■ Exercise brief:
Begin the copy with the line that contains "Recreate this image" and end it with the line that contains "const yTicks = [-80, -60, -40, -20, 0, 20, 40, 60];". Print these lines exactly and omit all pictures.
•••••
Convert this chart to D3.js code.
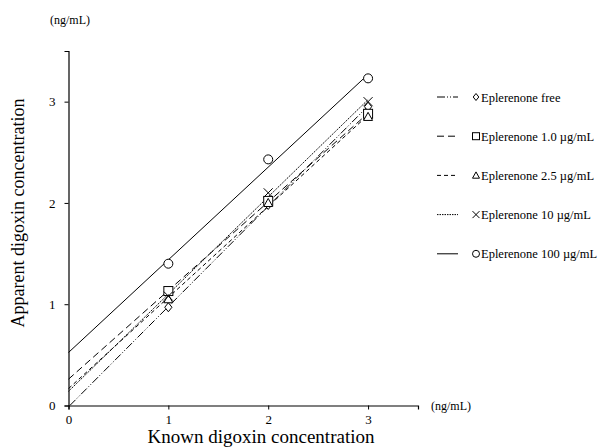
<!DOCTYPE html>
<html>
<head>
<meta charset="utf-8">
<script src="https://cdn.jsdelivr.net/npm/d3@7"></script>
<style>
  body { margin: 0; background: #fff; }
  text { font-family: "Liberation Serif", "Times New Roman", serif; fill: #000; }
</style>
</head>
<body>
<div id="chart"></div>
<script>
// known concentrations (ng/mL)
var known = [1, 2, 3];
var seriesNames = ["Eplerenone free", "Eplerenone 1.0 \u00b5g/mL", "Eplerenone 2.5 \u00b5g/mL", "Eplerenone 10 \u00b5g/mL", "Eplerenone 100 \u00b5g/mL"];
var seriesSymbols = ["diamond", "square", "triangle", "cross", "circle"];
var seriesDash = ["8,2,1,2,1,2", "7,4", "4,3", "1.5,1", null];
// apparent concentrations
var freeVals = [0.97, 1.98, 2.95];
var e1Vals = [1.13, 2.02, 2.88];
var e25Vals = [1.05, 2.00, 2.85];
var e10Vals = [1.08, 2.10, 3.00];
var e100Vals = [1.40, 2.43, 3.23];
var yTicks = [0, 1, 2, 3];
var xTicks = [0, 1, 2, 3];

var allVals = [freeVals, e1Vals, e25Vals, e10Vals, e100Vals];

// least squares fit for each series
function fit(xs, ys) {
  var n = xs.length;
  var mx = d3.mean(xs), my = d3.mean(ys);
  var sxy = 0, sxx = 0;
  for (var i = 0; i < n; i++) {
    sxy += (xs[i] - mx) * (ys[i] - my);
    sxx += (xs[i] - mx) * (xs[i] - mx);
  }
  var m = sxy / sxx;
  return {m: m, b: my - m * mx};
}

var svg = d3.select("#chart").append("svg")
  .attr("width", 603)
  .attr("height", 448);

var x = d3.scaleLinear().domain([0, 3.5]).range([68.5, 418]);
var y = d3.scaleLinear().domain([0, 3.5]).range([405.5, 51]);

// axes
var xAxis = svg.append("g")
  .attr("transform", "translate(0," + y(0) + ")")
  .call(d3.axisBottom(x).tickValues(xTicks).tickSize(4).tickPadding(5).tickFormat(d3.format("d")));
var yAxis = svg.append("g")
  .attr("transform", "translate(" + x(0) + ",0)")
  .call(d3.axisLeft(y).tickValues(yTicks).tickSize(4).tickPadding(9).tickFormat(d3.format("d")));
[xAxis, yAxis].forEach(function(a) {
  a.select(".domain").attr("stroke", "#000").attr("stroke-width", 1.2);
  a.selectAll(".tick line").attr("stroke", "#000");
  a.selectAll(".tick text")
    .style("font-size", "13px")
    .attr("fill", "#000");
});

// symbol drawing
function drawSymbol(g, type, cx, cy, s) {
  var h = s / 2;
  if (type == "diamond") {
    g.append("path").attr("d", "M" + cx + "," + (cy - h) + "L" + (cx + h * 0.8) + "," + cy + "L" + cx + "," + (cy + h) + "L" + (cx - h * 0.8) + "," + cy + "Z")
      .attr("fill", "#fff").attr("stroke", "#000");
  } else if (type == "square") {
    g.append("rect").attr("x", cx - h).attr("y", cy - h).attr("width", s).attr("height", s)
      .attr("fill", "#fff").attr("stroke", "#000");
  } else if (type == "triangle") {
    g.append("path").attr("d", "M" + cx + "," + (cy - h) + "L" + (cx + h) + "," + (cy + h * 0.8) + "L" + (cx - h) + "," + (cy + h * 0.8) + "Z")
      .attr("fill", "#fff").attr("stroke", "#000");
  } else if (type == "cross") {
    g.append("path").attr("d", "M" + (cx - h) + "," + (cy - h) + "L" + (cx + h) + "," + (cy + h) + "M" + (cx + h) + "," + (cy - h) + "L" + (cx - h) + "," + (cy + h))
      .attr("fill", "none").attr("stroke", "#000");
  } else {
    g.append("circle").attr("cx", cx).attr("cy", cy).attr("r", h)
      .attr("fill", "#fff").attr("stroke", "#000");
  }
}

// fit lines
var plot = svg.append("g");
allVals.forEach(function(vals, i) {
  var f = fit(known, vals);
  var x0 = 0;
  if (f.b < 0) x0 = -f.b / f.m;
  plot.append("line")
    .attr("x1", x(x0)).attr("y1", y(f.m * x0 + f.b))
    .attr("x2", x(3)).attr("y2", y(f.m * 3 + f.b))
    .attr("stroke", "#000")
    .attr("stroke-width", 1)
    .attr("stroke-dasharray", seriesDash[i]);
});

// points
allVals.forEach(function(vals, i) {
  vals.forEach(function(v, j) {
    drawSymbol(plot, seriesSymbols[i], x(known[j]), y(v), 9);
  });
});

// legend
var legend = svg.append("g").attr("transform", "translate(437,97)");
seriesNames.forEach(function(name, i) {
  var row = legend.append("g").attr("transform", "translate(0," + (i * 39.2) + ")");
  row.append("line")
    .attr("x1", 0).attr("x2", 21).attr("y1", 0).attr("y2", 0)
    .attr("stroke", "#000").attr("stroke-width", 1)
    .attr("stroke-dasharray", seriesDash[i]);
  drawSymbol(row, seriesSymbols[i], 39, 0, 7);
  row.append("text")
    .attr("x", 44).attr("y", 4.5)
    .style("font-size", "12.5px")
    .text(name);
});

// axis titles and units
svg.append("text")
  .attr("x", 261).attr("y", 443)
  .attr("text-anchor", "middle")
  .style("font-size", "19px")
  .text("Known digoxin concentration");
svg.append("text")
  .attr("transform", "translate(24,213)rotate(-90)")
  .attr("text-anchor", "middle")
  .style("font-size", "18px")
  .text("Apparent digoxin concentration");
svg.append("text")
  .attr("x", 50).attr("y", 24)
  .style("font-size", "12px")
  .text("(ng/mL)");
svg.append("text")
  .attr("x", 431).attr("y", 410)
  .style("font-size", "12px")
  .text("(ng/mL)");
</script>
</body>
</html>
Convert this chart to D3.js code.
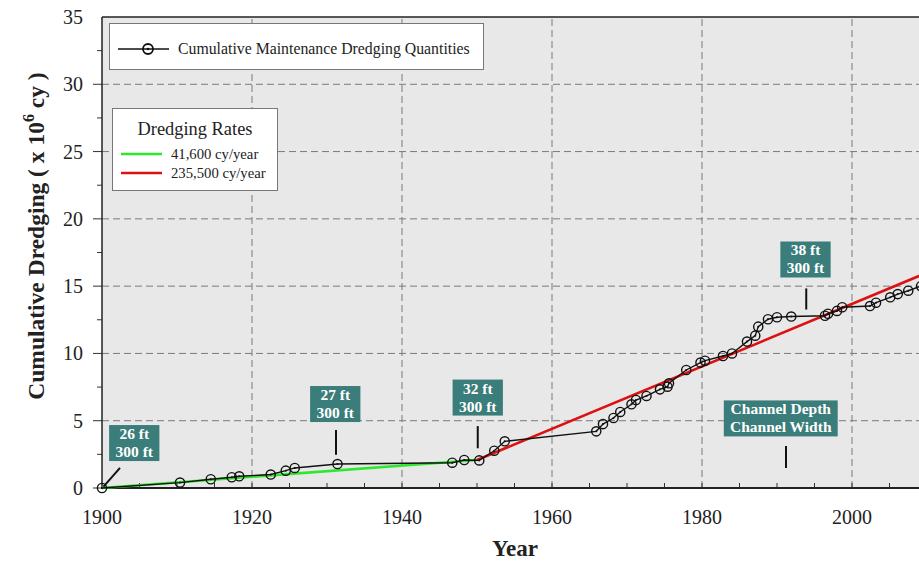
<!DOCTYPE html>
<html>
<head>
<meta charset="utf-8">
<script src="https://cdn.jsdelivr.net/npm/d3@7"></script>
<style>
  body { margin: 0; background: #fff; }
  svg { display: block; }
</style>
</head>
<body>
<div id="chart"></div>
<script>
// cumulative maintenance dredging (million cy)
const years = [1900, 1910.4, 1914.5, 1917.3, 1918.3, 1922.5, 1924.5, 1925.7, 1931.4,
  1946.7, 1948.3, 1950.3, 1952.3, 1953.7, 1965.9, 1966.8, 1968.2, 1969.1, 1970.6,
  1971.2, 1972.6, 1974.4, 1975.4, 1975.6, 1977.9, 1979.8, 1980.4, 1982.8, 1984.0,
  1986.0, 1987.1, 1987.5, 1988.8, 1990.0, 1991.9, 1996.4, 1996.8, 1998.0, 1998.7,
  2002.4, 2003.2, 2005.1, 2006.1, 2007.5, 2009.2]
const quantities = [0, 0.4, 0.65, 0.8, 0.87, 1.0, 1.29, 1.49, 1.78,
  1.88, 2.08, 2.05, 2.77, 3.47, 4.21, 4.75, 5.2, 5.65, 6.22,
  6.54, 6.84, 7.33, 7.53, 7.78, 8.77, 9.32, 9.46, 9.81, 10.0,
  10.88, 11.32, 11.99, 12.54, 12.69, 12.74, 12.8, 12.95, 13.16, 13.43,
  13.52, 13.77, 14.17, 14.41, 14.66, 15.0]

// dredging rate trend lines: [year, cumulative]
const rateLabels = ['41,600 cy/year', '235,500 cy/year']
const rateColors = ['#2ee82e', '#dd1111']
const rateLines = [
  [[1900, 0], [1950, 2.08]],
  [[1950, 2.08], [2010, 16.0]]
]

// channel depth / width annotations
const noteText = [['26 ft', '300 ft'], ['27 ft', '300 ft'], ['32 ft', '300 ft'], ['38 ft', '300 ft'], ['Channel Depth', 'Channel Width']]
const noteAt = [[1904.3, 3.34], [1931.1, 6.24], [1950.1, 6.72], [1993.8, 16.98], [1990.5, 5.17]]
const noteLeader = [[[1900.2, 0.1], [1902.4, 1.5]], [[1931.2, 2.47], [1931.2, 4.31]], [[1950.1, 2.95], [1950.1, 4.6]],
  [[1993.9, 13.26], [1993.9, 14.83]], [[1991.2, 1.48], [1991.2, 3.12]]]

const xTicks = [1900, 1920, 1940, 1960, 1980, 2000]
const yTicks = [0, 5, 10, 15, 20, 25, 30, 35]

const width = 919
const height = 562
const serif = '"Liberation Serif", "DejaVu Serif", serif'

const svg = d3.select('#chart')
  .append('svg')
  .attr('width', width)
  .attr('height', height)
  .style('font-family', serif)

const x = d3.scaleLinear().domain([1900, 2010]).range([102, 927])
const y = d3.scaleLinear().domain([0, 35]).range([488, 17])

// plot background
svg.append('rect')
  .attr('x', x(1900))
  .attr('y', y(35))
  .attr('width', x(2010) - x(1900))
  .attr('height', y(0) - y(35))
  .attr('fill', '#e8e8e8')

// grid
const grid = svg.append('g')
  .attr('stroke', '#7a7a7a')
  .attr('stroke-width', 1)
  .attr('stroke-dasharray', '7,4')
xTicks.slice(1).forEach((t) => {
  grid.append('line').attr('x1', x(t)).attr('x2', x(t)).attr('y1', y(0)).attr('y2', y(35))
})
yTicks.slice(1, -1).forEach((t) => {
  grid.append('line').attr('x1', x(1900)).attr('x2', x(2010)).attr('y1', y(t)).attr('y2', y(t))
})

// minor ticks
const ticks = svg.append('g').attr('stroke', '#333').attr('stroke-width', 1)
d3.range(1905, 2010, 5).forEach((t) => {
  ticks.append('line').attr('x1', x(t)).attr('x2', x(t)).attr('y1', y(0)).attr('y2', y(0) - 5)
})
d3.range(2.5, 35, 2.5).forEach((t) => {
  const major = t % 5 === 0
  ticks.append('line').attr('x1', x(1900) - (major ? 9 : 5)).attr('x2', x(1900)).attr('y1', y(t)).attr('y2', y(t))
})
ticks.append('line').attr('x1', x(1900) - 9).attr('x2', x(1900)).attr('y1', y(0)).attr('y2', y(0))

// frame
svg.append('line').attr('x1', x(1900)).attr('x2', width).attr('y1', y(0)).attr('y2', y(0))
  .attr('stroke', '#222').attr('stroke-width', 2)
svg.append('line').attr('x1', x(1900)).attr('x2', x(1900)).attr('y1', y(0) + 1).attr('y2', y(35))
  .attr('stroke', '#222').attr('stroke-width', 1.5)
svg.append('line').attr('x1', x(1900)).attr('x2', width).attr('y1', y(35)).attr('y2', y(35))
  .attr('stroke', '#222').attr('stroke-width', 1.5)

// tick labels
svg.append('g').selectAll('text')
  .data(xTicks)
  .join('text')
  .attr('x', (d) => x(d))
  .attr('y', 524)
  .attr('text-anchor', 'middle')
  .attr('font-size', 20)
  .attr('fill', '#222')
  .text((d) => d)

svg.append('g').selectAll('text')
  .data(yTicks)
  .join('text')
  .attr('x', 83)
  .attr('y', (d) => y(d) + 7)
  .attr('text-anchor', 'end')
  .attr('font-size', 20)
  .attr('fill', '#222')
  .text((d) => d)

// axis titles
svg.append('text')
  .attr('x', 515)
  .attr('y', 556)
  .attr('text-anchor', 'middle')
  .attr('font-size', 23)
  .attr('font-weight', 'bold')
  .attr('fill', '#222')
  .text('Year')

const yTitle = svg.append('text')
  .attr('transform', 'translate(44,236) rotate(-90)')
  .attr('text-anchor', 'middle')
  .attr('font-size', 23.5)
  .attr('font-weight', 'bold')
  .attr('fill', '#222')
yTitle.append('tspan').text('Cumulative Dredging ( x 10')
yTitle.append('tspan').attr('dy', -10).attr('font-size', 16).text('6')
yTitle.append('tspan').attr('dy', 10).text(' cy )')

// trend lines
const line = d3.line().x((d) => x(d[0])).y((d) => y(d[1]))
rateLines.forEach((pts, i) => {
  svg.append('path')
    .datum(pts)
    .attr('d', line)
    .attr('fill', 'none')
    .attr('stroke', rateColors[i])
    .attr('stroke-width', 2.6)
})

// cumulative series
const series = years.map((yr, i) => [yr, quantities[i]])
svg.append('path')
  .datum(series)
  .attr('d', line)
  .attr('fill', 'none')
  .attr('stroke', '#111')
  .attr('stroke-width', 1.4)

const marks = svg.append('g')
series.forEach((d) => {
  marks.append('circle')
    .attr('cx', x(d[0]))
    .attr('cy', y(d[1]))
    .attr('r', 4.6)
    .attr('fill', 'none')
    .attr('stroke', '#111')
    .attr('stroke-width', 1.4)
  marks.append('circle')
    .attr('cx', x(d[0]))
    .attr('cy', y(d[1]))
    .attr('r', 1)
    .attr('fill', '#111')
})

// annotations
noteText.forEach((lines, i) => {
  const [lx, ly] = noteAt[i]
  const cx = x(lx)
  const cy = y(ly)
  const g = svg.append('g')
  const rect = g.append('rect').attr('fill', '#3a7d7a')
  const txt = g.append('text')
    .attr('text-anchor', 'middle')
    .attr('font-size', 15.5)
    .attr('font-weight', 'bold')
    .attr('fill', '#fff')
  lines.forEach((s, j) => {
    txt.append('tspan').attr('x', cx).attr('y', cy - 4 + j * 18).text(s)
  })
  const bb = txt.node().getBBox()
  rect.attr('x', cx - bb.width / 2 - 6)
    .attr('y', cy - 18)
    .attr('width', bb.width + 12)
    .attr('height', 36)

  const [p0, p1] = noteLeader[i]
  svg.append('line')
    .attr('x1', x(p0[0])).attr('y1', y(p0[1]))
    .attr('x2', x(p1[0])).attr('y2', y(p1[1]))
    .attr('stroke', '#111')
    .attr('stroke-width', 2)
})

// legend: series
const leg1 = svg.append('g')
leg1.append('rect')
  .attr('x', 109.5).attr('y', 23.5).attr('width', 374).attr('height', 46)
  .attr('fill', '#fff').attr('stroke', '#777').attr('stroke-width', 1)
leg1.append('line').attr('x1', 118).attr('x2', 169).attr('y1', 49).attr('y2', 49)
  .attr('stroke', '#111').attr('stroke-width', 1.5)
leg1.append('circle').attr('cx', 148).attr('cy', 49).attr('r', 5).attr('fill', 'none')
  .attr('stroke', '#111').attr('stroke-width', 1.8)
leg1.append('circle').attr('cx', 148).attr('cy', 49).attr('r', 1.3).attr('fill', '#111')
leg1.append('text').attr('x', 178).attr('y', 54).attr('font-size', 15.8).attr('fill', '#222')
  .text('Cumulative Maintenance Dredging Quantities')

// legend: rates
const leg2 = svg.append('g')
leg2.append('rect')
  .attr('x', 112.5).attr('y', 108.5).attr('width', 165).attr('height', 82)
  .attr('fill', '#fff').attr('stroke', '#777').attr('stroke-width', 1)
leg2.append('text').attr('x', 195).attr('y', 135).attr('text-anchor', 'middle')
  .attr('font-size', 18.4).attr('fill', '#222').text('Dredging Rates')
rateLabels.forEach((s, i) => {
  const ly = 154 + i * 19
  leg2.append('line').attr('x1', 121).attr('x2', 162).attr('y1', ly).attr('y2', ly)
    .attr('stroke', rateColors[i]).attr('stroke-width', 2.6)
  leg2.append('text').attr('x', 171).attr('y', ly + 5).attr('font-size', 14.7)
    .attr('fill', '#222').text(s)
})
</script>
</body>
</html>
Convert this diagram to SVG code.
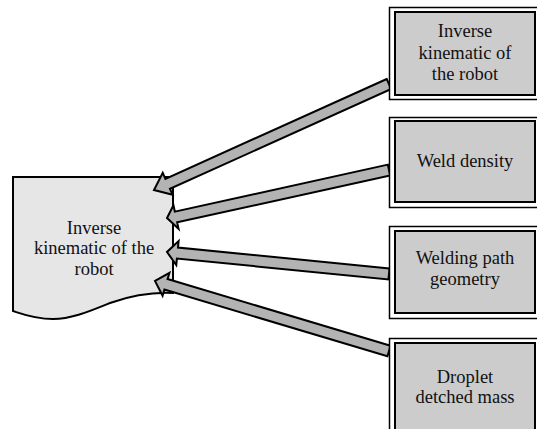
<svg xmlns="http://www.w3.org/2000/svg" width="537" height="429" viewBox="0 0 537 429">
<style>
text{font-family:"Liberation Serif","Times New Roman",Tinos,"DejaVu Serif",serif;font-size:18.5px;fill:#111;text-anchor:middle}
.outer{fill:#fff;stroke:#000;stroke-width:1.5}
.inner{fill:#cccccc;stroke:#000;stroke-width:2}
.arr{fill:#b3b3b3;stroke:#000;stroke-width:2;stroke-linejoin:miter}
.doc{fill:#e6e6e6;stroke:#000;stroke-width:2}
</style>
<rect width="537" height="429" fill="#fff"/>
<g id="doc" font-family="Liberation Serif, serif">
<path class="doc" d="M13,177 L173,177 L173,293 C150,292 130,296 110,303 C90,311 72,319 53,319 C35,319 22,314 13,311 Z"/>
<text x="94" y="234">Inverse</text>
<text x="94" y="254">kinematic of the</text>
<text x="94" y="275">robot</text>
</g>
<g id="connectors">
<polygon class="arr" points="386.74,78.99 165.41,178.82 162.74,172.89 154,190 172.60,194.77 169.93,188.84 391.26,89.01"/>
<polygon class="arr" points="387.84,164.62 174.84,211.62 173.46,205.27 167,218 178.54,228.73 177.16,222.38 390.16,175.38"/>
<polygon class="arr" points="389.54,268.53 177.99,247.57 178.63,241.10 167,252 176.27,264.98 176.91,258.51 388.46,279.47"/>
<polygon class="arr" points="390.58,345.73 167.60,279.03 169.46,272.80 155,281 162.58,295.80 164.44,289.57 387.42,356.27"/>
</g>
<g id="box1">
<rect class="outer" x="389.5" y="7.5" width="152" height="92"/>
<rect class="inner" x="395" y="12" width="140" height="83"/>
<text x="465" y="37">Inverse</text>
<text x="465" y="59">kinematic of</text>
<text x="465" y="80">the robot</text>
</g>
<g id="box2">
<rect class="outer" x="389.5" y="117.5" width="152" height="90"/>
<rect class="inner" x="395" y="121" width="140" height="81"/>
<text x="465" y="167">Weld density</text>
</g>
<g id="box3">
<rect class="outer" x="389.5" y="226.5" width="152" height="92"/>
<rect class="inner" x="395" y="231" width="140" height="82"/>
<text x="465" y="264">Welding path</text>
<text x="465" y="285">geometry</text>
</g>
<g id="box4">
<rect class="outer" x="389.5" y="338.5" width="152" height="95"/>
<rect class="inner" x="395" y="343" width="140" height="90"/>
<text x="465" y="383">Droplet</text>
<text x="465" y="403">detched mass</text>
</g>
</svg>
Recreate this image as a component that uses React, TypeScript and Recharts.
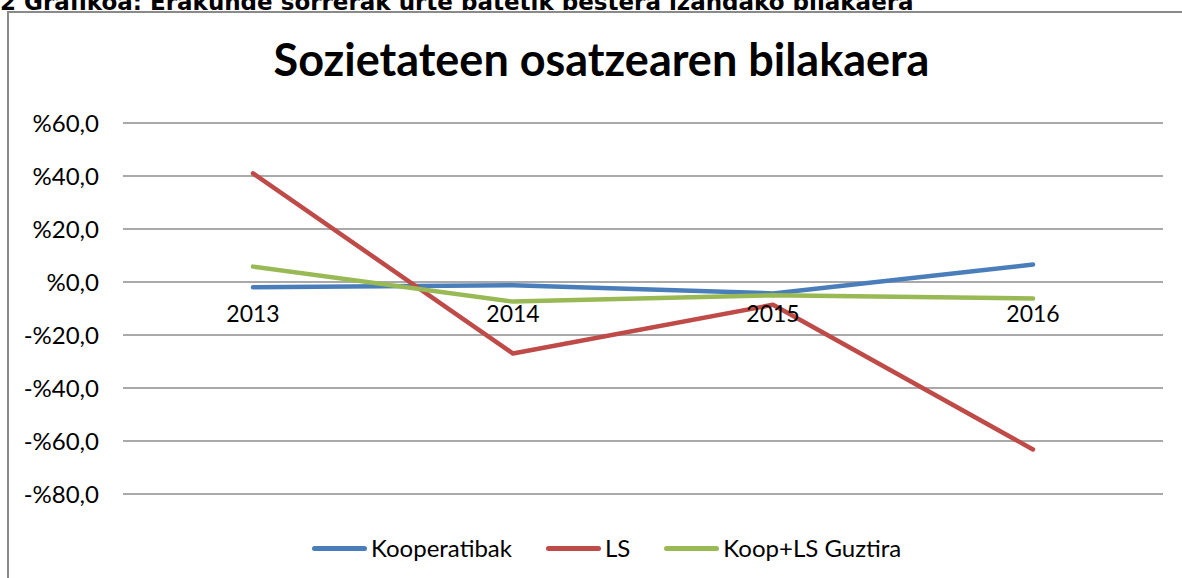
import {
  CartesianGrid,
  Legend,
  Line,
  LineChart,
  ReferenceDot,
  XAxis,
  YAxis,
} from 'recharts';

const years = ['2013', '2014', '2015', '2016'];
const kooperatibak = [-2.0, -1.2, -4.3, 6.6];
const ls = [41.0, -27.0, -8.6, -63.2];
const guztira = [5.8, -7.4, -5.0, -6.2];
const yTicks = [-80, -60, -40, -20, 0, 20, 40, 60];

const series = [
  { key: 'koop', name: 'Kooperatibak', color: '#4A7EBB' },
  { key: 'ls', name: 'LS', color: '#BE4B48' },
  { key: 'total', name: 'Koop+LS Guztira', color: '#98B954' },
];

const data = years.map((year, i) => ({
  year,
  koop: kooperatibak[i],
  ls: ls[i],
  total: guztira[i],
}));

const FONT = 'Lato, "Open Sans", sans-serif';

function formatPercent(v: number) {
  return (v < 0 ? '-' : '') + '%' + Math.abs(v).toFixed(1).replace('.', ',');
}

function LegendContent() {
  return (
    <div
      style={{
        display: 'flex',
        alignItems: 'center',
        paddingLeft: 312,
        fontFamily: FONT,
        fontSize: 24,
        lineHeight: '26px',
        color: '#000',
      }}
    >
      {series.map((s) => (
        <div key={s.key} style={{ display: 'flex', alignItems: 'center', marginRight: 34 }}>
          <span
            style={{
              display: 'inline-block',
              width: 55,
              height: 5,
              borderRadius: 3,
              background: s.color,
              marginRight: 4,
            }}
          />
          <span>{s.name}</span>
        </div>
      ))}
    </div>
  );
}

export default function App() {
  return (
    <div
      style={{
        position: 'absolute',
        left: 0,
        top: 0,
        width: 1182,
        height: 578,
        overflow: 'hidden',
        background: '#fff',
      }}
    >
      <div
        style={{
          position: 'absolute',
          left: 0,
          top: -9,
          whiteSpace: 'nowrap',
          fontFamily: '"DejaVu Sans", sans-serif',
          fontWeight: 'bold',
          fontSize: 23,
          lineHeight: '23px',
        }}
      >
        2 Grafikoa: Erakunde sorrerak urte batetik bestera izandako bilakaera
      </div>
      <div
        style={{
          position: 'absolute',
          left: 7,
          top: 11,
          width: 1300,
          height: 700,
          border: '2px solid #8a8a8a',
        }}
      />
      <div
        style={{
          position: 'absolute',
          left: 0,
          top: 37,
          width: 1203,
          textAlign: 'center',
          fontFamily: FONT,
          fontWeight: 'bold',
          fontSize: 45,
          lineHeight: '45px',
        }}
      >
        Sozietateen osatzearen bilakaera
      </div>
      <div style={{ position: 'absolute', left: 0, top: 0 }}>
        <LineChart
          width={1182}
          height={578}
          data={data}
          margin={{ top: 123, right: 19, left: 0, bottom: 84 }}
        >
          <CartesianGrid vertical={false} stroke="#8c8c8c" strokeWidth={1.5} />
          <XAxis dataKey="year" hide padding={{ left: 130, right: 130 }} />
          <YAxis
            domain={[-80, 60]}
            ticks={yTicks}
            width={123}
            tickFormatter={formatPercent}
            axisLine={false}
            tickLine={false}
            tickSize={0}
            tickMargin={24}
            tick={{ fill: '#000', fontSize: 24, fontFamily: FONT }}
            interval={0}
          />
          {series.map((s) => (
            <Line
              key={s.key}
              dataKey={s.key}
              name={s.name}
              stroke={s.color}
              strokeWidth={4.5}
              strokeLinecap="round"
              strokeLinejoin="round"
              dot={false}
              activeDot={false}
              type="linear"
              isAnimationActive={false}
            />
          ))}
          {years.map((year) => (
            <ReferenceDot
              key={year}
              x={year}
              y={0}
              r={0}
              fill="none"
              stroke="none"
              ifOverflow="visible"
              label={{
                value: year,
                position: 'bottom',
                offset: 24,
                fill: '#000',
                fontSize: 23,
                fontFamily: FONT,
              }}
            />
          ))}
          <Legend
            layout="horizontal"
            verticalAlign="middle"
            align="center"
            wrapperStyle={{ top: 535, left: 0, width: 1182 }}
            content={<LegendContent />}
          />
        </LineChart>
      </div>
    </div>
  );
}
•••••
■ Result of the task:
Recreate this image as a component that uses React, TypeScript and Recharts.
import {
  CartesianGrid,
  Legend,
  Line,
  LineChart,
  ReferenceDot,
  XAxis,
  YAxis,
} from 'recharts';

const years = ['2013', '2014', '2015', '2016'];
const kooperatibak = [-2.0, -1.2, -4.3, 6.6];
const ls = [41.0, -27.0, -8.6, -63.2];
const guztira = [5.8, -7.4, -5.0, -6.2];
const yTicks = [-80, -60, -40, -20, 0, 20, 40, 60];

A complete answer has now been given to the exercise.